Ok, dumb question I know but I see the nebulous comment \'a large database\' as well as small and medium and I wonder just what that means. Can someone define what a small, medi
One way to figure it is by observing your test queries.
A small database is one where indexes don't matter.
A medium database is one where queries take longer than one second if you don't have an appropriate index in place.
A big database is one where queries often take hours to optimize, using a combination of query design, index modification, and many test cycles.
Large database are ones that force you have to stop using relational databases.
In other words, a normalized, relational database where all the indexes in the world can't help you meet your response time requirements because of the massive JOINs.
If you've ever had to abandon relational databases for something else, you're either a poor database developer, have no expert DBA, or have a very large database.
You have to account for hardware advancement for this definition:
Small database: working set fits into the physical RAM of a single commodity server (about 16GB now)
Medium database: fits into a single or several (through RAID) commodity hard drives on a single machine (up to several TBs now)
Large database: Data needs to distributed across multiple commodity servers in order to fit (up to several PBs now.)
There isn't a threshold where a small database becomes medium or a medium database becomes large. Generally, when I hear these terms, I think of particular orders of magnitude in terms of total records being stored.
As poster dkretz suggested, you could also think about it in terms of the properties each kind of database has. Categorizing it this way, I'd say:
Small: Performance is not a concern.

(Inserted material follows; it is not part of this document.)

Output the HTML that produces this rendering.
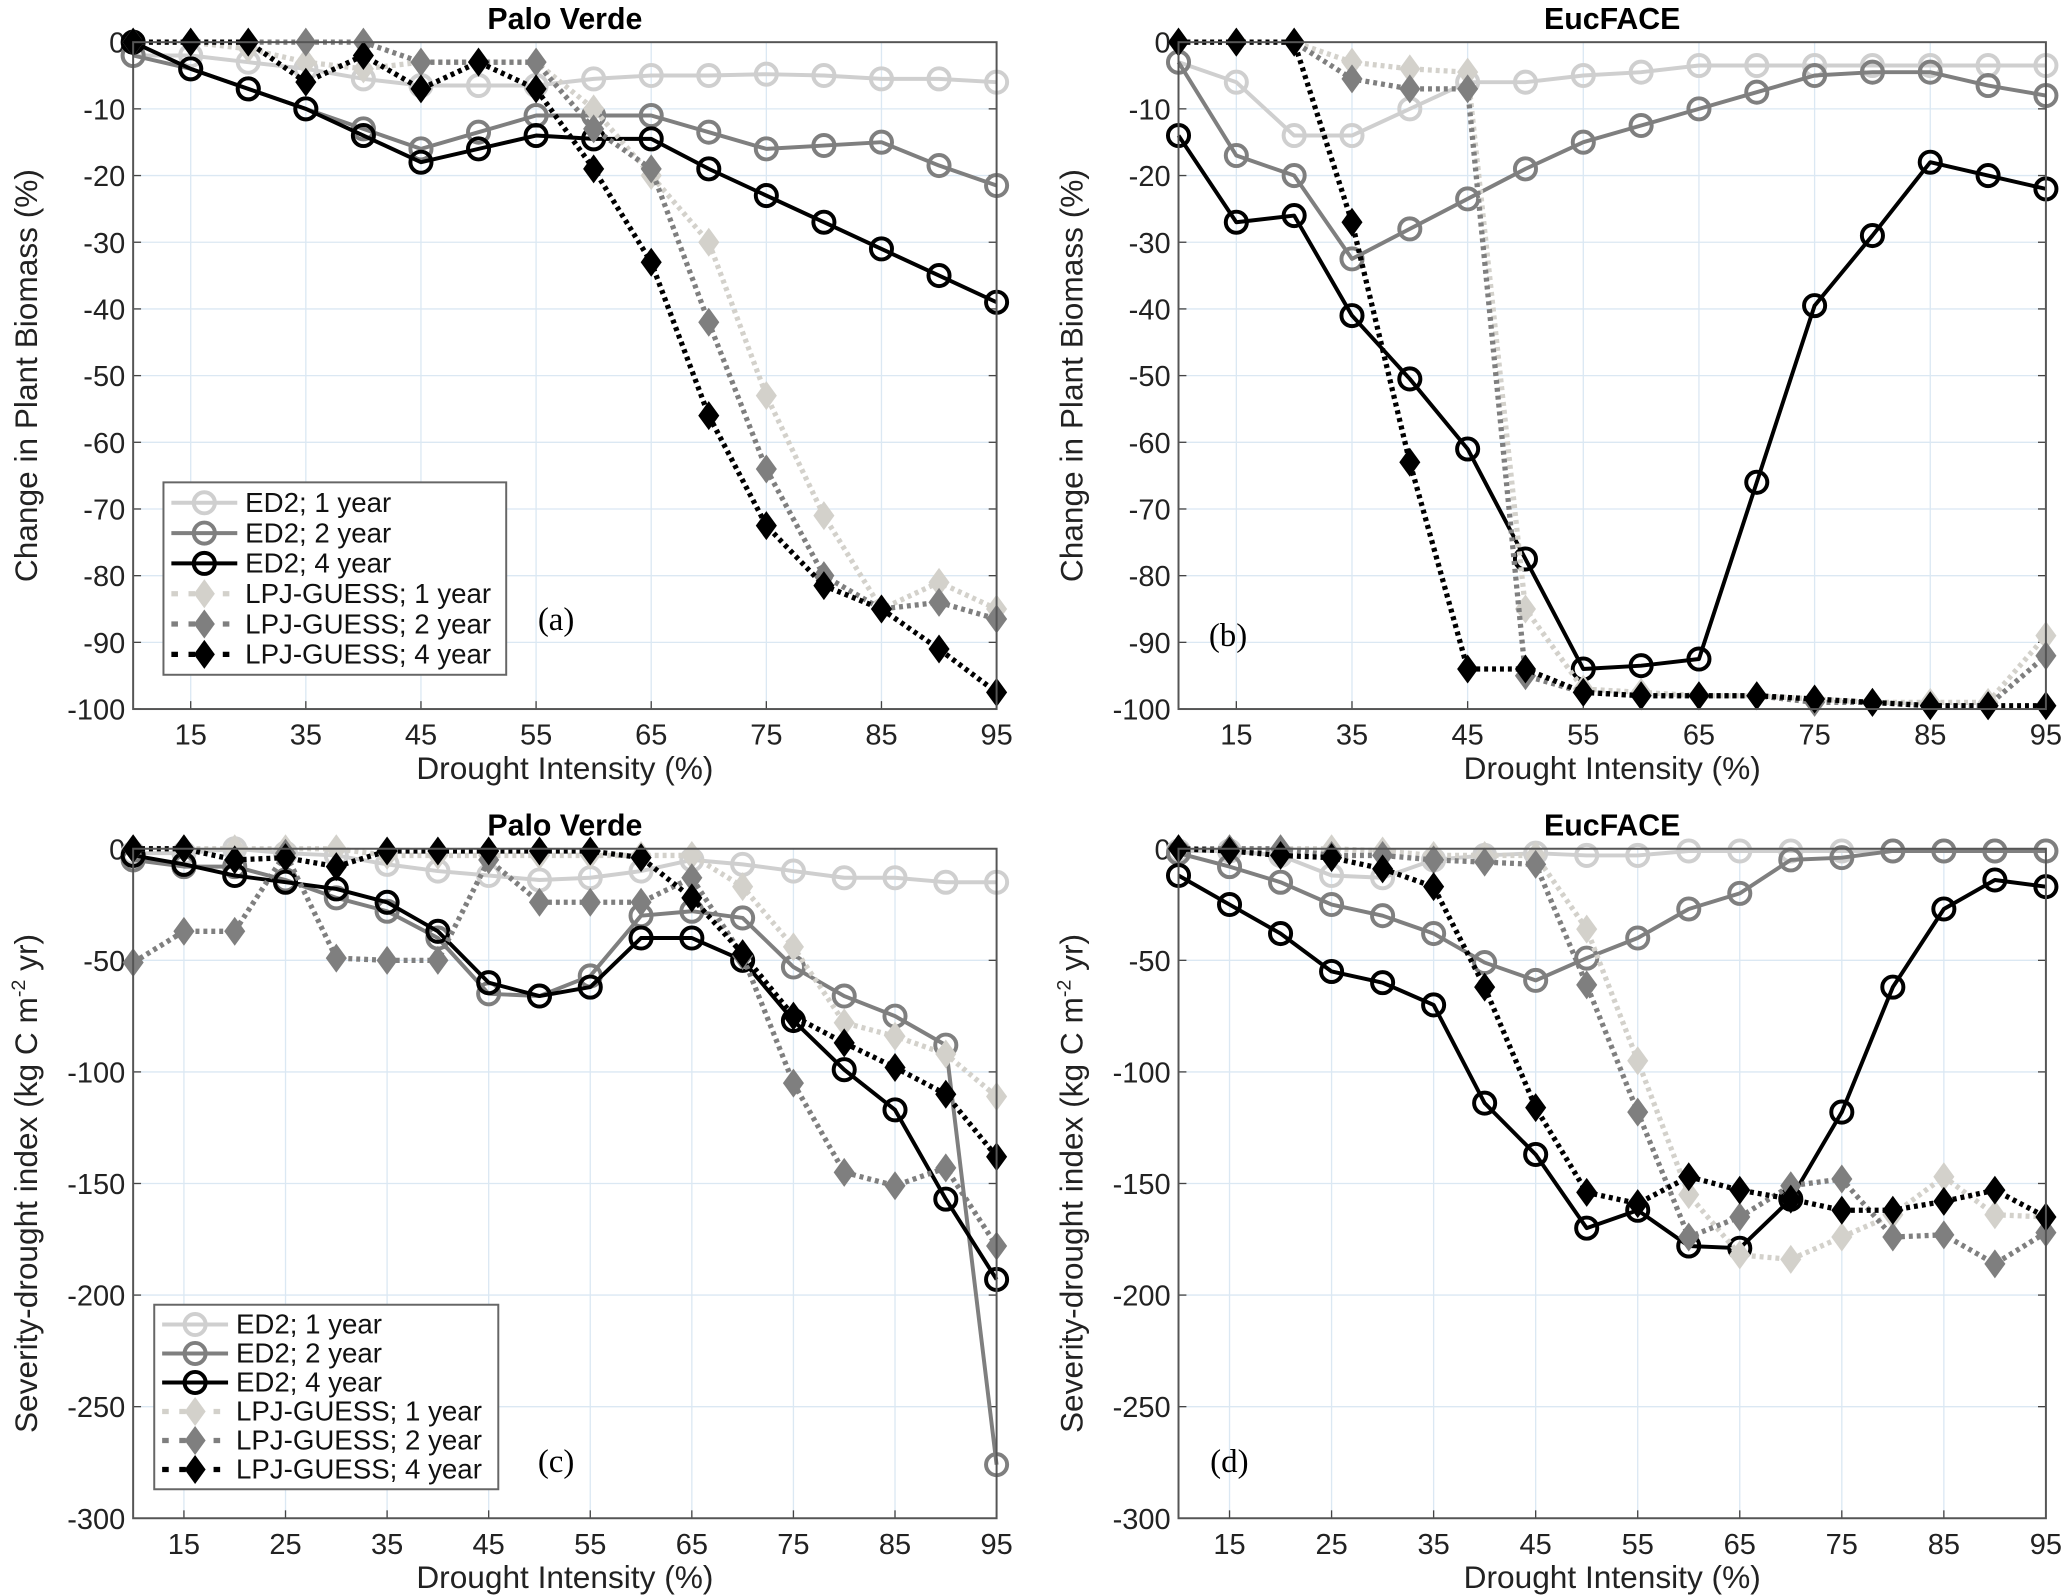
<!DOCTYPE html>
<html><head><meta charset="utf-8"><style>
html,body{margin:0;padding:0;background:#fff;}
svg{display:block;}
text{font-family:"Liberation Sans",sans-serif;}
text.serif{font-family:"Liberation Serif",serif;}
</style></head><body>
<svg id="fig" xmlns="http://www.w3.org/2000/svg" width="2067" height="1596" viewBox="0 0 1568 1211" preserveAspectRatio="none"></svg>
<script>
// ---- data ----
const catsAB = ["10","15","25","35","40","45","50","55","60","65","70","75","80","85","90","95"];
const catsCD = ["10","15","20","25","30","35","40","45","50","55","60","65","70","75","80","85","90","95"];
const ticksAB = [0,-10,-20,-30,-40,-50,-60,-70,-80,-90,-100];
const ticksCD = [0,-50,-100,-150,-200,-250,-300];
const xLabelsAB = ["15","35","45","55","65","75","85","95"];
const xLabelsCD = ["15","25","35","45","55","65","75","85","95"];
const seriesNames = ["ED2; 1 year","ED2; 2 year","ED2; 4 year","LPJ-GUESS; 1 year","LPJ-GUESS; 2 year","LPJ-GUESS; 4 year"];

const aEd1 = [-2,-2,-3,-4,-5.5,-6.5,-6.5,-6.5,-5.5,-5,-5,-4.8,-5,-5.5,-5.5,-6];
const aEd2 = [-2,-4,-7,-10,-13,-16,-13.5,-11,-11,-11,-13.5,-16,-15.5,-15,-18.5,-21.5];
const aEd4 = [0,-4,-7,-10,-14,-18,-16,-14,-14.5,-14.5,-19,-23,-27,-31,-35,-39];
const aLpj1 = [0,0,-1,-3,-4,-3,-3,-3,-10,-20,-30,-53,-71,-85,-81,-85];
const aLpj2 = [0,0,0,0,0,-3,-3,-3,-13,-19,-42,-64,-80,-85,-84,-86.5];
const aLpj4 = [0,0,0,-6,-2,-7,-3,-7,-19,-33,-56,-72.5,-81.5,-85,-91,-97.5];

const bEd1 = [-3,-6,-14,-14,-10,-6,-6,-5,-4.5,-3.5,-3.5,-3.5,-3.5,-3.5,-3.5,-3.5];
const bEd2 = [-3,-17,-20,-32.5,-28,-23.5,-19,-15,-12.5,-10,-7.5,-5,-4.5,-4.5,-6.5,-8];
const bEd4 = [-14,-27,-26,-41,-50.5,-61,-77.5,-94,-93.5,-92.5,-66,-39.5,-29,-18,-20,-22];
const bLpj1 = [0,0,0,-3,-4,-4.5,-85,-97,-97.5,-98,-98,-98.5,-99,-99,-99,-89];
const bLpj2 = [0,0,0,-5.5,-7,-7,-95,-97.5,-98,-98,-98,-99,-99,-99.5,-99.5,-92];
const bLpj4 = [0,0,0,-27,-63,-94,-94,-97.5,-98,-98,-98,-98.5,-99,-99.5,-99.5,-99.5];

const cEd1 = [-2,-2,0,-2,-3,-7,-10,-12,-14,-13,-10,-5,-7,-10,-13,-13,-15,-15];
const cEd2 = [-5,-8,-8,-14,-22,-28,-40,-65,-66,-57,-30,-28,-31,-53,-66,-75,-88,-276];
const cEd4 = [-3,-7,-12,-15,-18,-24,-37,-60,-66,-62,-40,-40,-50,-77,-99,-117,-157,-193];
const cLpj1 = [0,0,0,0,0,-3,-3,-3,-3,-3,-3,-3,-17,-44,-78,-84,-92,-111];
const cLpj2 = [-51,-37,-37,-2,-49,-50,-50,-5,-24,-24,-24,-13,-48,-105,-145,-151,-143,-178];
const cLpj4 = [0,0,-5,-4,-8,-1,-1,-1,-1,-1,-4,-22,-47,-75,-87,-98,-110,-138];

const dEd1 = [-1,-1,-3,-12,-13,-5,-3,-2,-3,-3,-1,-1,-1,-1,-1,-1,-1,-1];
const dEd2 = [-2,-8,-15,-25,-30,-38,-51,-59,-49,-40,-27,-20,-5,-4,-1,-1,-1,-1];
const dEd4 = [-12,-25,-38,-55,-60,-70,-114,-137,-170,-162,-178,-179,-157,-118,-62,-27,-14,-17];
const dLpj1 = [0,0,0,0,-1,-3,-3,-3,-36,-95,-155,-182,-184,-174,-164,-147,-164,-165];
const dLpj2 = [0,0,0,-3,-3,-5,-6,-7,-61,-118,-174,-165,-151,-148,-174,-173,-186,-172];
const dLpj4 = [0,-1,-3,-4,-9,-17,-62,-116,-154,-159,-147,-153,-157,-162,-162,-158,-153,-165];

// ---- drawing ----
const NS = "http://www.w3.org/2000/svg";
const svg = document.getElementById('fig');
function mk(tag, attrs, parent){
  const e = document.createElementNS(NS, tag);
  for (const k in attrs) e.setAttribute(k, attrs[k]);
  (parent||svg).appendChild(e);
  return e;
}
const styles = [
  {c:"#cfcfcf", dash:null, m:"o"},
  {c:"#7f7f7f", dash:null, m:"o"},
  {c:"#000000", dash:null, m:"o"},
  {c:"#d3d1cb", dash:"3,3", m:"d"},
  {c:"#7f7f7f", dash:"3,3", m:"d"},
  {c:"#000000", dash:"3,3", m:"d"}
];
function marker(g, type, x, y, col){
  let e;
  if (type === "o") {
    e = mk('circle', {cx:x, cy:y, r:8, fill:'none', stroke:col, 'stroke-width':3}, g);
    
  } else {
    e = mk('polygon', {points:`${x},${y-11} ${x+8},${y} ${x},${y+11} ${x-8},${y}`, fill:col, stroke:'none'}, g);
    
  }
  
}
function panel(o){
  const g = mk('g', {});
  
  
  const n = o.cats.length;
  const xs = i => o.L + (o.R - o.L) * i / (n - 1);
  const ys = v => o.T + (o.B - o.T) * (v - o.ymax) / (o.ymin - o.ymax);
  o.ticks.forEach(t => {
    const l = mk('line', {x1:o.L, x2:o.R, y1:ys(t), y2:ys(t), stroke:'#dbe8f3', 'stroke-width':1}, g);
    
    
  });
  o.cats.forEach((c, i) => {
    if (o.xLabels.indexOf(c) < 0) return;
    const x = xs(i);
    if (i < n - 1) {
      const l = mk('line', {x1:x, x2:x, y1:o.T, y2:o.B, stroke:'#dbe8f3', 'stroke-width':1}, g);
      
      
    }
    mk('line', {x1:x, x2:x, y1:o.B, y2:o.B-6, stroke:'#444', 'stroke-width':1}, g);
    const t = mk('text', {x:x, y:o.B+27, 'font-size':22, 'text-anchor':'middle', fill:'#222'}, g);
    t.textContent = c;
    
    
  });
  o.ticks.forEach(t => {
    mk('line', {x1:o.L, x2:o.L+6, y1:ys(t), y2:ys(t), stroke:'#444', 'stroke-width':1}, g);
    mk('line', {x1:o.R, x2:o.R-6, y1:ys(t), y2:ys(t), stroke:'#444', 'stroke-width':1}, g);
    const tx = mk('text', {x:o.L-6, y:ys(t)+8, 'font-size':22, 'text-anchor':'end', fill:'#222'}, g);
    tx.textContent = t;
    
    
  });
  o.series.forEach((s, k) => {
    const st = styles[k];
    const sg = mk('g', {}, g);
    
    
    const pts = s.map((v, i) => xs(i) + ',' + ys(v)).join(' ');
    const pl = mk('polyline', {points:pts, fill:'none', stroke:st.c, 'stroke-width': st.dash ? 4 : 3, 'stroke-linejoin':'round'}, sg);
    if (st.dash) pl.setAttribute('stroke-dasharray', st.dash);
    
    
    s.forEach((v, i) => marker(sg, st.m, xs(i), ys(v), st.c));
  });
  const bx = mk('rect', {x:o.L, y:o.T, width:o.R-o.L, height:o.B-o.T, fill:'none', stroke:'#555', 'stroke-width':1.5}, g);
  
  
  const ti = mk('text', {x:(o.L+o.R)/2, y:o.T-10, 'font-size':23, 'font-weight':'bold', 'text-anchor':'middle', fill:'#000'}, g);
  ti.textContent = o.title;
  
  
  const xl = mk('text', {x:(o.L+o.R)/2, y:o.B+53, 'font-size':24, 'text-anchor':'middle', fill:'#222'}, g);
  xl.textContent = 'Drought Intensity (%)';
  
  
  const cy = (o.T+o.B)/2;
  const yl = mk('text', {x:0, y:0, 'font-size':24, 'text-anchor':'middle', fill:'#222', transform:`translate(${o.L-73},${cy}) rotate(-90)`}, g);
  
  
  if (o.sup) {
    yl.appendChild(document.createTextNode('Severity-drought index (kg C m'));
    const sp = mk('tspan', {'font-size':15, dy:-9}, yl); sp.textContent = '-2';
    const sp2 = mk('tspan', {dy:9}, yl); sp2.textContent = ' yr)';
  } else {
    yl.textContent = 'Change in Plant Biomass (%)';
  }
  const pl = mk('text', {x:o.letX, y:o.letY, 'font-size':25, 'class':'serif', fill:'#000'}, g);
  pl.textContent = o.letter;
  
  
  if (o.leg) {
    const lg = mk('g', {}, g);
    
    
    const [lx, ly, lw, lh] = o.leg;
    mk('rect', {x:lx, y:ly, width:lw, height:lh, fill:'#fff', stroke:'#666', 'stroke-width':1.5}, lg);
    const step = (lh - 8) / 6;
    seriesNames.forEach((nm, k) => {
      const st = styles[k];
      const y = ly + 4 + step * (k + 0.5);
      const ln = mk('line', {x1:lx+6, x2:lx+56, y1:y, y2:y, stroke:st.c, 'stroke-width': st.dash?4:3}, lg);
      if (st.dash) ln.setAttribute('stroke-dasharray', '5,8');
      marker(lg, st.m, lx+31, y, st.c);
      const t = mk('text', {x:lx+62, y:y+7, 'font-size':21, fill:'#111'}, lg);
      t.textContent = nm;
      
      
    });
  }
}
panel({name:'panel-a', L:101, R:756, T:32, B:538, ymax:0, ymin:-100, cats:catsAB, ticks:ticksAB, xLabels:xLabelsAB,
  series:[aEd1,aEd2,aEd4,aLpj1,aLpj2,aLpj4], title:'Palo Verde', letter:'(a)', letX:408, letY:478, leg:[124,366,260,146]});
panel({name:'panel-b', L:894, R:1552, T:32, B:538, ymax:0, ymin:-100, cats:catsAB, ticks:ticksAB, xLabels:xLabelsAB,
  series:[bEd1,bEd2,bEd4,bLpj1,bLpj2,bLpj4], title:'EucFACE', letter:'(b)', letX:917, letY:490});
panel({name:'panel-c', L:101, R:756, T:644, B:1152, ymax:0, ymin:-300, cats:catsCD, ticks:ticksCD, xLabels:xLabelsCD,
  series:[cEd1,cEd2,cEd4,cLpj1,cLpj2,cLpj4], title:'Palo Verde', letter:'(c)', letX:408, letY:1117, leg:[117,990,261,140], sup:true});
panel({name:'panel-d', L:894, R:1552, T:644, B:1152, ymax:0, ymin:-300, cats:catsCD, ticks:ticksCD, xLabels:xLabelsCD,
  series:[dEd1,dEd2,dEd4,dLpj1,dLpj2,dLpj4], title:'EucFACE', letter:'(d)', letX:918, letY:1117, sup:true});
</script>
</body></html>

Your queries run fine without making any special optimizations. You see only a marginal performance difference when using front-line enhancements like indexes.
Medium: Your database probably has one or more staff that are assigned part-time to its maintenance and care. These people pay attention to the database's health; their primary administrative responsibility is to prevent unacceptable performance problems and minimize downtime.
Large: Probably has dedicated staff member(s) whose job is to work on the database and improve performance, as well as make sure that application changes don't cause schema breakage over the lifetime of the database. Metrics about the health and status of the database are monitored closely. Significant expertise is required to understand and perform optimizations.
Very large: The database stores vast amounts of information that must be readily accessible. Performance optimizations are absolutely required to wring every last ounce of speed out of each queries, and without it, the database would be much less usable or even impossible to use. The database may be using sophisticated or innovative replication or clustering techniques, pushing the boundaries of current technology.
Note that these are entirely subjective, and that someone may very well have a perfectly legitimate alternate definition of "large".
According to wikipedia article on Very Large Database
A very large database, or VLDB, is a database that contains an extremely high number of tuples (database rows), or occupies an extremely large physical filesystem storage space. The most common definition of VLDB is a database that occupies more than 1 terabyte or contains several billion rows, although naturally this definition changes over time.
If you have a database that is large enough that you can't just "back it up" to put on a development or test box, you likely have a "large database".